Through lists, fragments, recollections, and rants, the story of a son’s vexing grief for his father emerges. A sober addict trying to figure out how to navigate pleasure, diversion, and escape. A father trying to figure out marriage, children, maturity, and responsibility. A confused observer in a world constantly torn apart by media, politics, and aggression. A meditation on the nature of art, and art’s place in contemporary life.
A series of autofictional musings on the challenges of living with OCD and alcohol / drug dependencies while managing a job and the responsibilities of a husband and father of two (one with cerebral palsy) with zero self-esteem.
“I like it when human beings take whatever violence the majority of humanity projects out into the world and direct it inward. Not suicide, not really, but this long slow process of fighting with oneself, remaining at odds with oneself, at war with oneself. That’s what’s important to me. . .”
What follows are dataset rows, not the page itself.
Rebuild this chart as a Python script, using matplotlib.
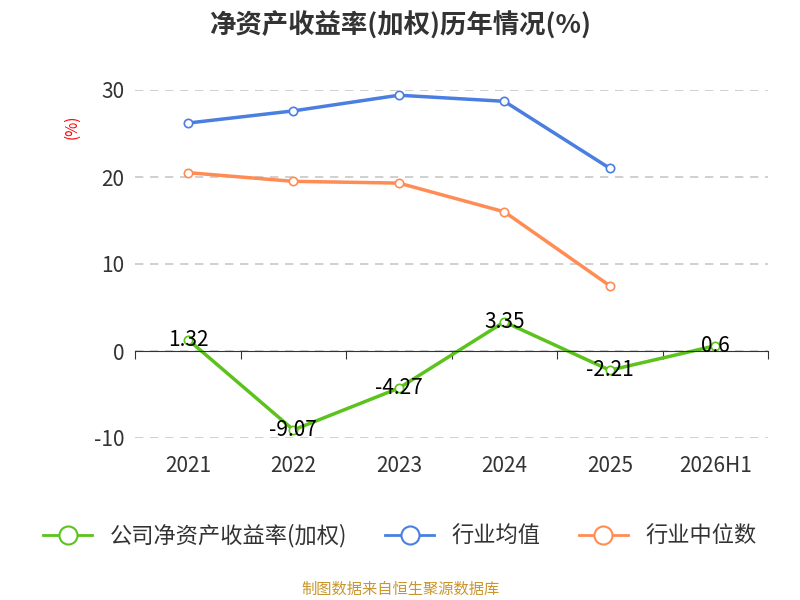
import matplotlib
matplotlib.use("Agg")
import matplotlib.pyplot as plt

plt.rcParams['font.family'] = ['Noto Sans CJK SC', 'DejaVu Sans']
plt.rcParams['axes.unicode_minus'] = False

years = ["2021", "2022", "2023", "2024", "2025", "2026H1"]
company = [1.32, -9.07, -4.27, 3.35, -2.21, 0.6]
ind_avg = [26.2, 27.6, 29.4, 28.7, 21.0]
ind_med = [20.5, 19.5, 19.3, 16.0, 7.5]

fig = plt.figure(figsize=(8, 6), dpi=100)
ax = fig.add_axes([0.169, 0.27, 0.791, 0.58])
x = list(range(len(years)))
green, blue, orange = '#5cc21c', '#4a7ee0', '#ff8c55'
ax.plot(x, company, color=green, lw=2.5, marker='o', ms=6, mfc='white', mew=1.2)
ax.plot(x[:5], ind_avg, color=blue, lw=2.5, marker='o', ms=6, mfc='white', mew=1.2)
ax.plot(x[:5], ind_med, color=orange, lw=2.5, marker='o', ms=6, mfc='white', mew=1.2)
for xi, v in zip(x, company):
    ax.text(xi, v, f"{v:g}", ha='center', va='center', fontsize=15, color='black')

ax.set_xlim(-0.5, 5.5)
ax.set_ylim(-10, 30)
ax.set_yticks([-10, 0, 10, 20, 30])
ax.yaxis.grid(True, ls=(0, (5, 4)), color='#c8c8c8', lw=1.2)
for s in ['top', 'right', 'left']:
    ax.spines[s].set_visible(False)
ax.spines['bottom'].set_position(('data', 0))
ax.spines['bottom'].set_color('#333333')
ax.set_xticks([i - 0.5 for i in range(7)], minor=False)
ax.set_xticklabels([])
ax.tick_params(axis='x', length=6, color='#333333')
ax.tick_params(axis='y', length=0, labelsize=15, labelcolor='#333333', pad=8)
for xi, lab in zip(x, years):
    ax.text(xi, -12.0, lab, ha='center', va='top', fontsize=15, color='#333333')
ax.text(-1.1, 25.8, '(%)', rotation=90, color='red', fontsize=11, ha='center', va='center')

fig.text(0.5, 0.958, '净资产收益率(加权)历年情况(%)', ha='center', va='center',
         fontsize=19, fontweight='bold', color='#333333')

from matplotlib.lines import Line2D
handles = [Line2D([], [], color=c, lw=2, marker='o', ms=13, mfc='white', mew=1.5)
           for c in (green, blue, orange)]
fig.legend(handles, ['公司净资产收益率(加权)', '行业均值', '行业中位数'], loc='center',
           bbox_to_anchor=(0.5, 0.107), ncol=3, frameon=False, fontsize=16,
           handlelength=2.2, columnspacing=1.7, labelcolor='#333333')
fig.text(0.5, 0.018, '制图数据来自恒生聚源数据库', ha='center', va='center',
         fontsize=11, color='#c8962d')
fig.savefig('out.png')
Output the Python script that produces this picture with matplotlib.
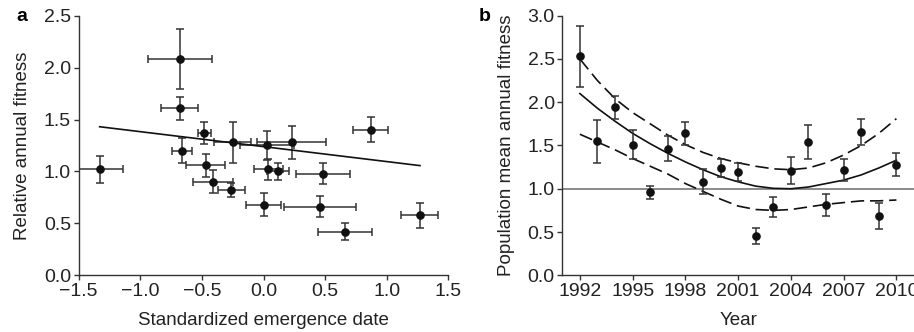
import numpy as np
import matplotlib
matplotlib.use("Agg")
import matplotlib.pyplot as plt

plt.rcParams["font.family"] = ["Liberation Sans", "DejaVu Sans"]

# --- panel a: relative fitness vs standardized emergence date ---
emerge_x = [-1.33, -0.68, -0.68, -0.48, -0.66, -0.25, -0.47, -0.41, -0.26, 0.03,
            0.23, 0.04, 0.12, 0.48, 0.00, 0.46, 0.66, 0.87, 1.27]
rel_fitness = [1.02, 2.08, 1.61, 1.37, 1.20, 1.28, 1.06, 0.90, 0.82, 1.25,
               1.28, 1.02, 1.00, 0.98, 0.68, 0.66, 0.42, 1.40, 0.58]
emerge_err = [0.19, 0.26, 0.15, 0.05, 0.08, 0.15, 0.16, 0.16, 0.11, 0.22,
              0.28, 0.12, 0.09, 0.22, 0.14, 0.29, 0.22, 0.14, 0.15]
rel_err = [0.13, 0.29, 0.11, 0.11, 0.12, 0.20, 0.11, 0.11, 0.07, 0.14,
           0.16, 0.10, 0.08, 0.10, 0.11, 0.10, 0.08, 0.12, 0.12]
fit_slope = -0.144
fit_intercept = 1.239

# --- panel b: population mean annual fitness per year ---
years = list(range(1992, 2011))
mean_fitness = [2.53, 1.55, 1.94, 1.51, 0.96, 1.46, 1.64, 1.08, 1.24, 1.19,
                0.45, 0.79, 1.21, 1.54, 0.81, 1.22, 1.66, 0.69, 1.28]
mean_err = [0.35, 0.25, 0.135, 0.165, 0.073, 0.145, 0.135, 0.146, 0.106, 0.104,
            0.094, 0.116, 0.16, 0.20, 0.128, 0.125, 0.15, 0.15, 0.13]
trend = [2.10, 1.93, 1.78, 1.64, 1.52, 1.41, 1.31, 1.22, 1.14, 1.08,
         1.03, 1.005, 1.00, 1.02, 1.06, 1.10, 1.16, 1.24, 1.33]
trend_upper = [2.50, 2.25, 2.04, 1.88, 1.75, 1.62, 1.51, 1.42, 1.35, 1.30,
               1.26, 1.23, 1.22, 1.24, 1.30, 1.39, 1.50, 1.64, 1.81]
trend_lower = [1.63, 1.54, 1.45, 1.35, 1.26, 1.17, 1.06, 0.97, 0.88, 0.80,
               0.76, 0.75, 0.76, 0.79, 0.82, 0.84, 0.86, 0.86, 0.87]

TXT = "#222222"
AXC = "#333333"
TICK_FS = 14
LABEL_FS = 13.5

fig = plt.figure(figsize=(9.14, 3.32), dpi=100)
ax_a = fig.add_axes([0.0861, 0.1708, 0.4044, 0.782])
ax_b = fig.add_axes([0.6152, 0.1708, 0.3848, 0.782])

for ax in (ax_a, ax_b):
    for s in ("top", "right"):
        ax.spines[s].set_visible(False)
    for s in ("left", "bottom"):
        ax.spines[s].set_color(AXC)
        ax.spines[s].set_linewidth(1.0)
    ax.tick_params(direction="out", length=3.5, width=1.0, color=AXC,
                   labelsize=TICK_FS, labelcolor=TXT, pad=2)

# panel a
ax_a.errorbar(emerge_x, rel_fitness, xerr=emerge_err, yerr=rel_err,
              fmt="o", ms=5.2, color="#111111", ecolor="#333333",
              elinewidth=1.1, capsize=3, capthick=1.1)
xx = np.array([min(emerge_x), max(emerge_x)])
ax_a.plot(xx, fit_intercept + fit_slope * xx, color="#111111", lw=1.2)
ax_a.set_xlim(-1.5, 1.5)
ax_a.set_ylim(0, 2.5)
ax_a.set_xticks(np.arange(-1.5, 1.51, 0.5))
ax_a.set_xticklabels(["\u22121.5", "\u22121.0", "\u22120.5", "0.0", "0.5", "1.0", "1.5"])
ax_a.set_yticks(np.arange(0, 2.51, 0.5))
ax_a.set_yticklabels([f"{v:.1f}" for v in np.arange(0, 2.51, 0.5)])
ax_a.set_xlabel("Standardized emergence date", fontsize=LABEL_FS, color=TXT, labelpad=9)
ax_a.set_ylabel("Relative annual fitness", fontsize=LABEL_FS, color=TXT, labelpad=9)
fig.text(0.018, 0.95, "a", fontsize=14, fontweight="bold", va="center")

# panel b
ax_b.axhline(1.0, color="#777777", lw=1.2, zorder=1)
ax_b.plot(years, trend, color="#111111", lw=1.2)
ax_b.plot(years, trend_upper, color="#111111", lw=1.2, dashes=(8, 3.5))
ax_b.plot(years, trend_lower, color="#111111", lw=1.2, dashes=(8, 3.5))
ax_b.errorbar(years, mean_fitness, yerr=mean_err, fmt="o", ms=5.2,
              color="#111111", ecolor="#333333", elinewidth=1.1,
              capsize=3, capthick=1.1)
ax_b.set_xlim(1991, 2011)
ax_b.set_ylim(0, 3.0)
ax_b.set_xticks(range(1992, 2011, 3))
ax_b.set_yticks(np.arange(0, 3.01, 0.5))
ax_b.set_yticklabels([f"{v:.1f}" for v in np.arange(0, 3.01, 0.5)])
ax_b.set_xlabel("Year", fontsize=LABEL_FS, color=TXT, labelpad=9)
ax_b.set_ylabel("Population mean annual fitness", fontsize=LABEL_FS, color=TXT, labelpad=9)
fig.text(0.524, 0.95, "b", fontsize=14, fontweight="bold", va="center")

fig.savefig("out.png", dpi=100)
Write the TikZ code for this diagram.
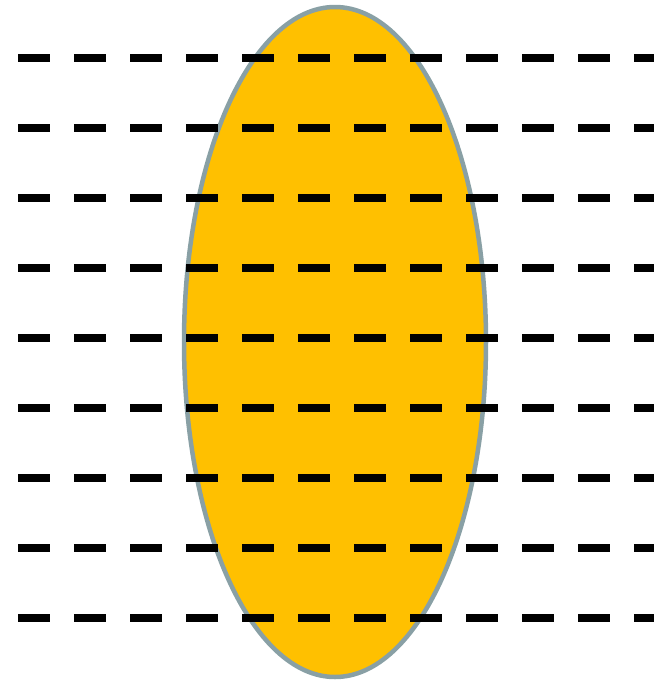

Maierhofer’s self-hatred includes—among the dozens of acts of self-harm recorded here—swallowing a live coal to produce an injury that will prevent him from speaking and require time for healing that will absolve him of his other responsibilities so that he can ultimately—the goal of the coal-swallowing—spend a month alone writing. Other bad ideas permeate every page of this often squirm-inducing book, shocking both for what the author does to himself and his ability to live through it.
As the stories go on, however, and certainly by the book’s last section, they become more optimistic—no “After all, tomorrow is another day” nonsense but a view of life more accepting, tolerant, and self-aware of its own unreasonable drives coupled with better skills at detaching himself from his self-loathing.